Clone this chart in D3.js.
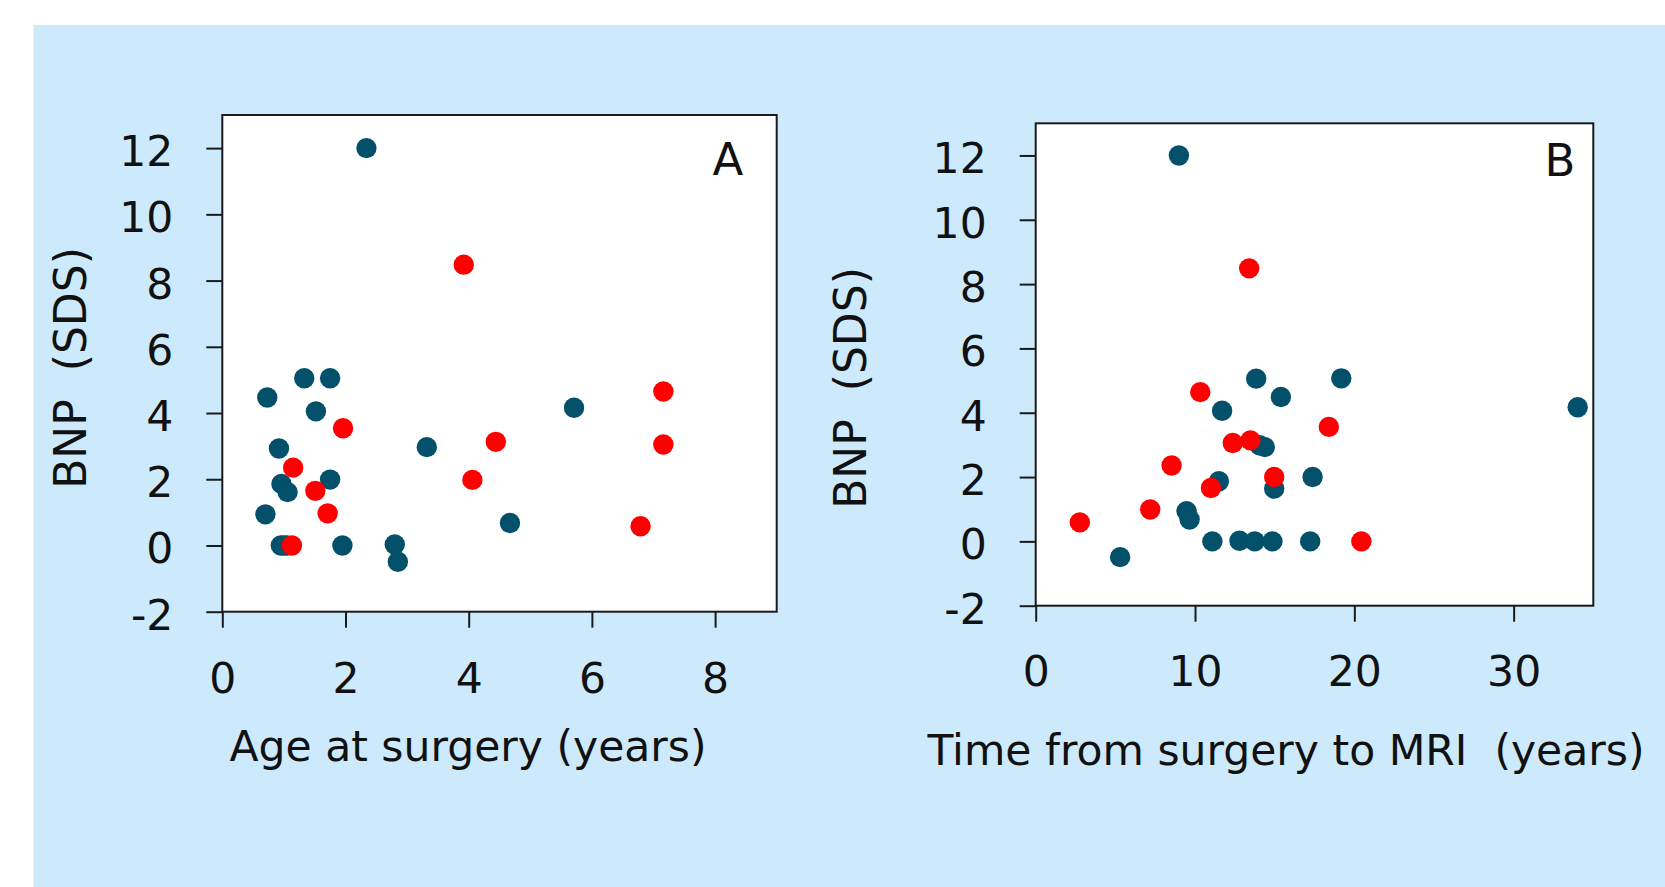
<!DOCTYPE html>
<html>
<head>
<meta charset="utf-8">
<script src="https://cdn.jsdelivr.net/npm/d3@7"></script>
<style>
  html, body { margin: 0; padding: 0; background: #ffffff; }
  svg { display: block; }
  text { font-family: "DejaVu Sans", Verdana, sans-serif; fill: #111; }
</style>
</head>
<body>
<svg id="chart" width="1665" height="887"></svg>
<script>
// ---------- data ----------
// Panel A: age at surgery (years) vs BNP (SDS)
const ageTeal  = [2.34, 1.33, 1.75, 0.73, 1.52, 5.71, 0.92, 3.32, 0.96, 1.06, 1.75, 0.70, 0.95, 1.00, 1.05, 1.95, 2.80, 2.85, 4.67];
const bnpATeal = [12.0, 5.05, 5.05, 4.47, 4.05, 4.16, 2.93, 2.97, 1.86, 1.61, 1.99, 0.94, 0.00, 0.00, 0.00, 0.00, 0.03, -0.49, 0.68];
const ageRed   = [3.92, 7.16, 7.16, 1.96, 4.44, 1.15, 4.06, 1.51, 1.71, 6.79, 1.13];
const bnpARed  = [8.48, 4.65, 3.05, 3.54, 3.13, 2.35, 1.98, 1.65, 0.97, 0.58, 0.00];

// Panel B: time from surgery to MRI (years) vs BNP (SDS)
const timeTeal = [8.99, 13.84, 15.39, 11.70, 14.05, 14.38, 11.50, 14.97, 17.38, 9.47, 9.66, 11.09, 12.79, 13.75, 14.86, 17.23, 5.30, 19.18, 34.02];
const bnpBTeal = [12.0, 5.06, 4.49, 4.06, 2.99, 2.93, 1.87, 1.64, 2.00, 0.94, 0.68, 0.00, 0.02, 0.00, 0.00, 0.00, -0.49, 5.07, 4.17];
const timeRed  = [13.40, 10.33, 12.37, 13.48, 8.53, 11.00, 14.97, 7.19, 2.77, 18.40, 20.44];
const bnpBRed  = [8.49, 4.64, 3.06, 3.14, 2.36, 1.66, 2.00, 0.99, 0.59, 3.56, 0.00];

// ticks / labels
const yTicks  = [-2, 0, 2, 4, 6, 8, 10, 12];
const xTicksA = [0, 2, 4, 6, 8];
const xTicksB = [0, 10, 20, 30];
const yTitle  = "BNP  (SDS)";
const xTitleA = "Age at surgery (years)";
const xTitleB = "Time from surgery to MRI  (years)";
const panelLetters = ["A", "B"];

// ---------- drawing ----------
const svg = d3.select("#chart");
const TEAL = "#02506a", RED = "#ff0000";

svg.append("rect").attr("x", 33.5).attr("y", 25).attr("width", 1665 - 33.5).attr("height", 887 - 25)
  .attr("fill", "#cdeafd");

function zip(a, b) { return a.map((v, i) => [v, b[i]]); }

function panel(cfg) {
  const x = d3.scaleLinear().domain(cfg.xDomain).range([cfg.left, cfg.right]);
  const y = d3.scaleLinear().domain([-2, 13]).range([cfg.bottom, cfg.top]);
  const g = svg.append("g");

  g.append("rect")
    .attr("x", cfg.left).attr("y", cfg.top)
    .attr("width", cfg.right - cfg.left).attr("height", cfg.bottom - cfg.top)
    .attr("fill", "#ffffff").attr("stroke", "#1a1a1a").attr("stroke-width", 2);

  // y axis
  const ya = g.append("g").attr("transform", `translate(${cfg.left},0)`)
    .call(d3.axisLeft(y).tickValues(yTicks).tickSizeInner(16).tickSizeOuter(0).tickPadding(33).tickFormat(d3.format("d")));
  ya.select(".domain").remove();
  ya.selectAll(".tick line").attr("stroke", "#1a1a1a").attr("stroke-width", 2);
  ya.selectAll(".tick text").attr("font-size", 42.5).attr("dy", "0.41em")
    .attr("font-family", "DejaVu Sans").attr("fill", "#111").text(d => d < 0 ? "-" + Math.abs(d) : d);

  // x axis
  const xa = g.append("g").attr("transform", `translate(0,${cfg.bottom})`)
    .call(d3.axisBottom(x).tickValues(cfg.xTicks).tickSizeInner(16).tickSizeOuter(0).tickFormat(d3.format("d")));
  xa.select(".domain").remove();
  xa.selectAll(".tick line").attr("stroke", "#1a1a1a").attr("stroke-width", 2);
  xa.selectAll(".tick text").attr("font-size", 42.5).attr("y", cfg.xLabelBase).attr("dy", 0)
    .attr("font-family", "DejaVu Sans").attr("fill", "#111");

  // points: teal first, red on top
  g.append("g").selectAll("circle").data(zip(cfg.tealX, cfg.tealY)).join("circle")
    .attr("cx", d => x(d[0])).attr("cy", d => y(d[1])).attr("r", 10.2).attr("fill", TEAL);
  g.append("g").selectAll("circle").data(zip(cfg.redX, cfg.redY)).join("circle")
    .attr("cx", d => x(d[0])).attr("cy", d => y(d[1])).attr("r", 10.2).attr("fill", RED);

  // panel letter
  g.append("text").attr("x", cfg.letterX).attr("y", cfg.letterY).attr("text-anchor", "middle")
    .attr("font-size", 45).text(cfg.letter);

  // x title
  g.append("text").attr("x", cfg.xTitleX).attr("y", cfg.xTitleY).attr("text-anchor", "middle")
    .attr("font-size", 42.5).style("white-space", "pre").text(cfg.xTitle);

  // y title
  g.append("text").attr("transform", `translate(${cfg.yTitleX},${cfg.yTitleY}) rotate(-90)`)
    .attr("text-anchor", "middle").attr("font-size", 44).style("white-space", "pre").text(yTitle);
}

panel({
  left: 222.3, right: 776.7, top: 115, bottom: 611.7, xDomain: [0, 9], xTicks: xTicksA,
  xLabelBase: 81,
  tealX: ageTeal, tealY: bnpATeal, redX: ageRed, redY: bnpARed,
  letter: panelLetters[0], letterX: 728, letterY: 175,
  xTitle: xTitleA, xTitleX: 468, xTitleY: 761,
  yTitleX: 86, yTitleY: 368
});

panel({
  left: 1035.7, right: 1593.3, top: 123.3, bottom: 605.7, xDomain: [0, 35], xTicks: xTicksB,
  xLabelBase: 80,
  tealX: timeTeal, tealY: bnpBTeal, redX: timeRed, redY: bnpBRed,
  letter: panelLetters[1], letterX: 1560, letterY: 175.5,
  xTitle: xTitleB, xTitleX: 1286, xTitleY: 765,
  yTitleX: 866, yTitleY: 388
});
</script>
</body>
</html>
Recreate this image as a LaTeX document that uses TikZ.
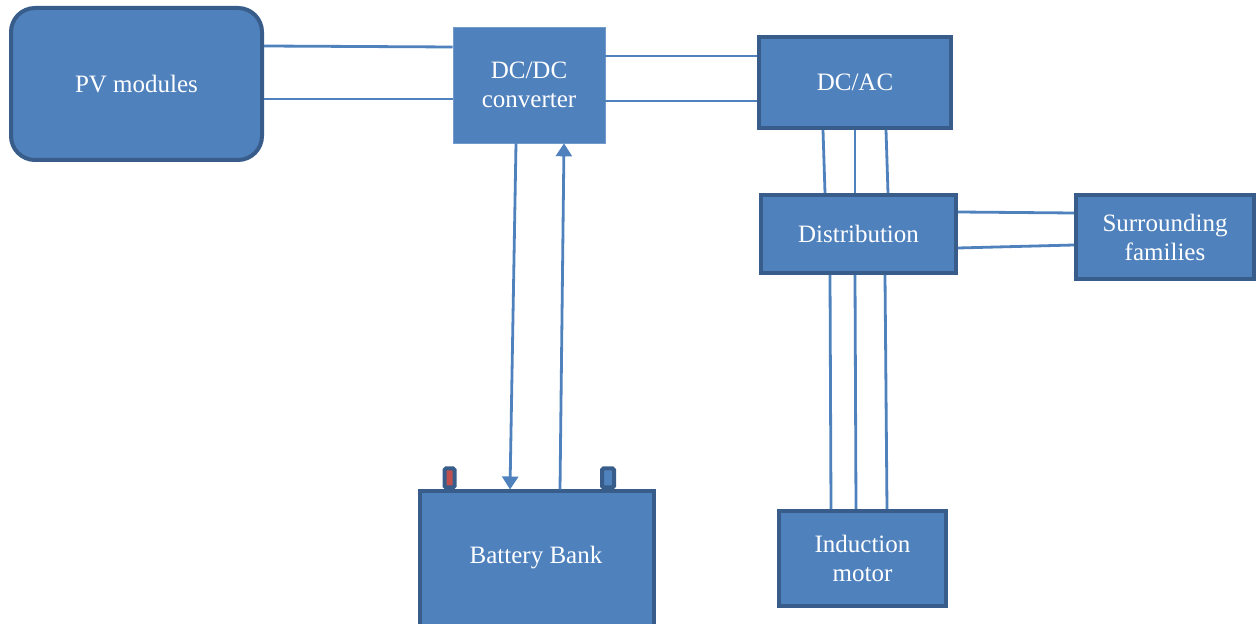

....................

## Task:
Exactly as written, return every line of the listing, but not the pictures.

## Problem solution:
Clone this chart in D3.js.
<!DOCTYPE html>
<html>
<head>
<meta charset="utf-8">
<script src="https://cdn.jsdelivr.net/npm/d3@7"></script>
<style>
  html, body { margin: 0; padding: 0; background: #ffffff; }
  svg { display: block; }
  text { font-family: "DejaVu Sans", Verdana, sans-serif; fill: #111; }
</style>
</head>
<body>
<svg id="chart" width="1665" height="887"></svg>
<script>
// ---------- data ----------
// Panel A: age at surgery (years) vs BNP (SDS)
const ageTeal  = [2.34, 1.33, 1.75, 0.73, 1.52, 5.71, 0.92, 3.32, 0.96, 1.06, 1.75, 0.70, 0.95, 1.00, 1.05, 1.95, 2.80, 2.85, 4.67];
const bnpATeal = [12.0, 5.05, 5.05, 4.47, 4.05, 4.16, 2.93, 2.97, 1.86, 1.61, 1.99, 0.94, 0.00, 0.00, 0.00, 0.00, 0.03, -0.49, 0.68];
const ageRed   = [3.92, 7.16, 7.16, 1.96, 4.44, 1.15, 4.06, 1.51, 1.71, 6.79, 1.13];
const bnpARed  = [8.48, 4.65, 3.05, 3.54, 3.13, 2.35, 1.98, 1.65, 0.97, 0.58, 0.00];

// Panel B: time from surgery to MRI (years) vs BNP (SDS)
const timeTeal = [8.99, 13.84, 15.39, 11.70, 14.05, 14.38, 11.50, 14.97, 17.38, 9.47, 9.66, 11.09, 12.79, 13.75, 14.86, 17.23, 5.30, 19.18, 34.02];
const bnpBTeal = [12.0, 5.06, 4.49, 4.06, 2.99, 2.93, 1.87, 1.64, 2.00, 0.94, 0.68, 0.00, 0.02, 0.00, 0.00, 0.00, -0.49, 5.07, 4.17];
const timeRed  = [13.40, 10.33, 12.37, 13.48, 8.53, 11.00, 14.97, 7.19, 2.77, 18.40, 20.44];
const bnpBRed  = [8.49, 4.64, 3.06, 3.14, 2.36, 1.66, 2.00, 0.99, 0.59, 3.56, 0.00];

// ticks / labels
const yTicks  = [-2, 0, 2, 4, 6, 8, 10, 12];
const xTicksA = [0, 2, 4, 6, 8];
const xTicksB = [0, 10, 20, 30];
const yTitle  = "BNP  (SDS)";
const xTitleA = "Age at surgery (years)";
const xTitleB = "Time from surgery to MRI  (years)";
const panelLetters = ["A", "B"];

// ---------- drawing ----------
const svg = d3.select("#chart");
const TEAL = "#02506a", RED = "#ff0000";

svg.append("rect").attr("x", 33.5).attr("y", 25).attr("width", 1665 - 33.5).attr("height", 887 - 25)
  .attr("fill", "#cdeafd");

function zip(a, b) { return a.map((v, i) => [v, b[i]]); }

function panel(cfg) {
  const x = d3.scaleLinear().domain(cfg.xDomain).range([cfg.left, cfg.right]);
  const y = d3.scaleLinear().domain([-2, 13]).range([cfg.bottom, cfg.top]);
  const g = svg.append("g");

  g.append("rect")
    .attr("x", cfg.left).attr("y", cfg.top)
    .attr("width", cfg.right - cfg.left).attr("height", cfg.bottom - cfg.top)
    .attr("fill", "#ffffff").attr("stroke", "#1a1a1a").attr("stroke-width", 2);

  // y axis
  const ya = g.append("g").attr("transform", `translate(${cfg.left},0)`)
    .call(d3.axisLeft(y).tickValues(yTicks).tickSizeInner(16).tickSizeOuter(0).tickPadding(33).tickFormat(d3.format("d")));
  ya.select(".domain").remove();
  ya.selectAll(".tick line").attr("stroke", "#1a1a1a").attr("stroke-width", 2);
  ya.selectAll(".tick text").attr("font-size", 42.5).attr("dy", "0.41em")
    .attr("font-family", "DejaVu Sans").attr("fill", "#111").text(d => d < 0 ? "-" + Math.abs(d) : d);

  // x axis
  const xa = g.append("g").attr("transform", `translate(0,${cfg.bottom})`)
    .call(d3.axisBottom(x).tickValues(cfg.xTicks).tickSizeInner(16).tickSizeOuter(0).tickFormat(d3.format("d")));
  xa.select(".domain").remove();
  xa.selectAll(".tick line").attr("stroke", "#1a1a1a").attr("stroke-width", 2);
  xa.selectAll(".tick text").attr("font-size", 42.5).attr("y", cfg.xLabelBase).attr("dy", 0)
    .attr("font-family", "DejaVu Sans").attr("fill", "#111");

  // points: teal first, red on top
  g.append("g").selectAll("circle").data(zip(cfg.tealX, cfg.tealY)).join("circle")
    .attr("cx", d => x(d[0])).attr("cy", d => y(d[1])).attr("r", 10.2).attr("fill", TEAL);
  g.append("g").selectAll("circle").data(zip(cfg.redX, cfg.redY)).join("circle")
    .attr("cx", d => x(d[0])).attr("cy", d => y(d[1])).attr("r", 10.2).attr("fill", RED);

  // panel letter
  g.append("text").attr("x", cfg.letterX).attr("y", cfg.letterY).attr("text-anchor", "middle")
    .attr("font-size", 45).text(cfg.letter);

  // x title
  g.append("text").attr("x", cfg.xTitleX).attr("y", cfg.xTitleY).attr("text-anchor", "middle")
    .attr("font-size", 42.5).style("white-space", "pre").text(cfg.xTitle);

  // y title
  g.append("text").attr("transform", `translate(${cfg.yTitleX},${cfg.yTitleY}) rotate(-90)`)
    .attr("text-anchor", "middle").attr("font-size", 44).style("white-space", "pre").text(yTitle);
}

panel({
  left: 222.3, right: 776.7, top: 115, bottom: 611.7, xDomain: [0, 9], xTicks: xTicksA,
  xLabelBase: 81,
  tealX: ageTeal, tealY: bnpATeal, redX: ageRed, redY: bnpARed,
  letter: panelLetters[0], letterX: 728, letterY: 175,
  xTitle: xTitleA, xTitleX: 468, xTitleY: 761,
  yTitleX: 86, yTitleY: 368
});

panel({
  left: 1035.7, right: 1593.3, top: 123.3, bottom: 605.7, xDomain: [0, 35], xTicks: xTicksB,
  xLabelBase: 80,
  tealX: timeTeal, tealY: bnpBTeal, redX: timeRed, redY: bnpBRed,
  letter: panelLetters[1], letterX: 1560, letterY: 175.5,
  xTitle: xTitleB, xTitleX: 1286, xTitleY: 765,
  yTitleX: 866, yTitleY: 388
});
</script>
</body>
</html>
Recreate this image as a LaTeX document that uses TikZ.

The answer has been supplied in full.